Advocates rallied for the New York HEAT Act on Friday.
Screenshot courtesy of Renewable Heat Now
A bill idling in the state legislature could save Brooklynites more than $100 on their monthly utility bills, advocates said at a rally outside Brooklyn Borough Hall on Friday.
The HEAT Act, which was first introduced in 2022, would amend laws that effectively subsidize the installation of new gas lines across the state and cap monthly utility bills in an effort to meet carbon emission reduction goals laid out by the Climate Leadership and Protection Act.
Under current regulations, advocates say, utility companies can continue to increase their prices as they build new fossil fuel infrastructure.
“I’m here to tell you that I received more emails from constituents about the HEAT ACT than any other bill,” said Assembly Member Phara Souffrant-Forrest, who represents parts of Fort Greene, Clinton Hill, Bed-Stuy and Crown Heights.

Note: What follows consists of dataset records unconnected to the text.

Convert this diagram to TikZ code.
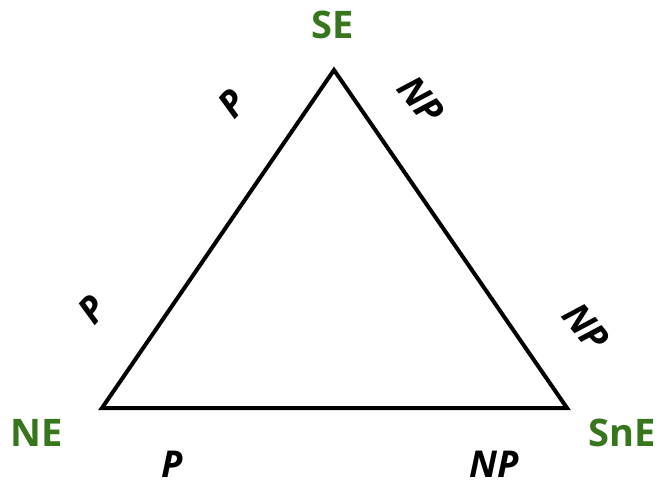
\documentclass[tikz,border=0pt]{standalone}
\usepackage{fontspec}
\setmainfont{Open Sans}
\definecolor{lblgreen}{HTML}{38761D}
\begin{document}
\begin{tikzpicture}[x=1pt,y=-1pt,
  vert/.style={font=\fontsize{38}{38}\selectfont\bfseries, text=lblgreen, inner sep=0pt},
  rel/.style={font=\fontsize{37}{37}\selectfont\bfseries\itshape, text=black, inner sep=0pt},
  edge/.style={line width=4pt, line join=miter}]
\useasboundingbox (0,0) rectangle (662,484);
\coordinate (T) at (334,70);
\coordinate (L) at (102,408);
\coordinate (R) at (567,408);
\draw[edge] (T) -- (R) -- (L) -- cycle;
\node[vert] (se) at (333,25) {SE};
\node[vert] (ne) at (37,433) {NE};
\node[vert] (sne) at (622,433) {SnE};
\node[rel, rotate=48] (p1) at (232,104) {P};
\node[rel, rotate=48] (p2) at (92,310) {P};
\node[rel, rotate=-50] (np1) at (421,100) {NP};
\node[rel, rotate=-50] (np2) at (586,327) {NP};
\node[rel] (p3) at (172,464) {P};
\node[rel] (np3) at (494,464) {NP};
\end{tikzpicture}
\end{document}
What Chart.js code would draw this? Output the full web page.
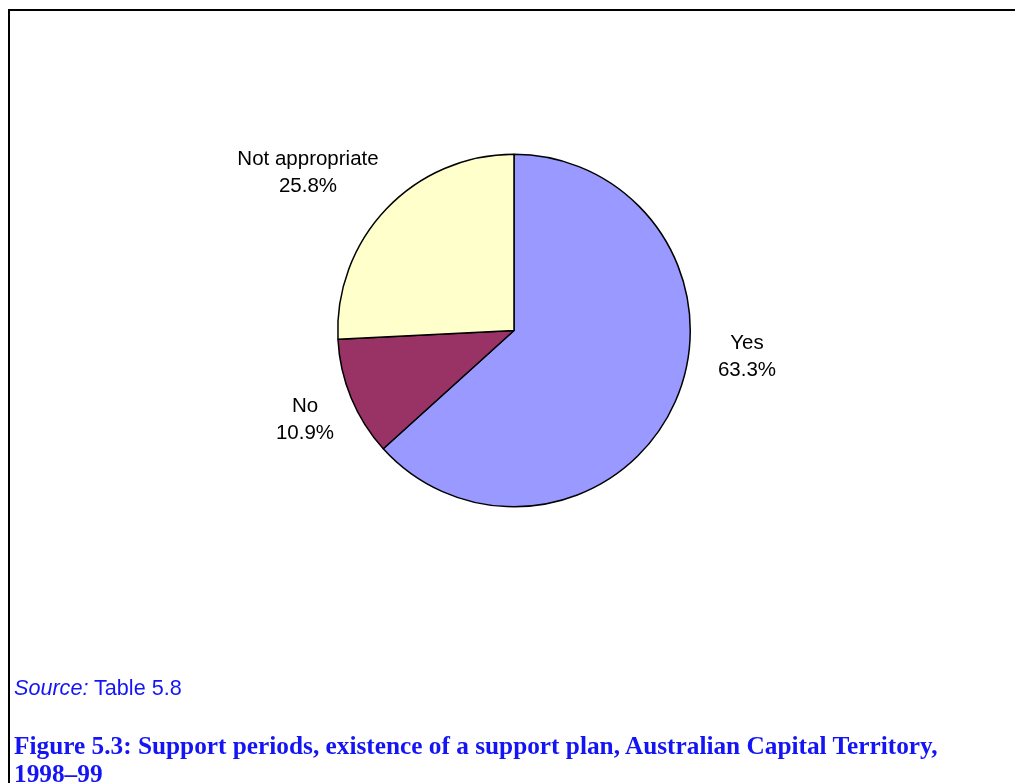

National Grid has proposed a plan that would raise customer bills by an average of $30 per month, and ConEdison’s prices are slowly increasing under an approved rate hike.
“That’s completely unaffordable for my constituents who are already struggling for food, housing, and childcare,” Souffrant-Forrest said. “We simply can’t keep asking people to pay more, and more, and more for a dirty gas system that’s killing them.”
Laura Shindell, an organizer with Food and Water Watch, said Brooklynites have seen the effects of climate change in the form of extreme weather play out in their own borough in the form of smoke from last summer’s wildfires in Canada and extreme heat and flooding.
“All of that is no problem for greedy utility companies who are raising rates and using the profits to expand the same gas system that causes climate change,” she said. “ConEd and National Grid are phasing in rate hikes that could cost some families up to $50 or more a month.”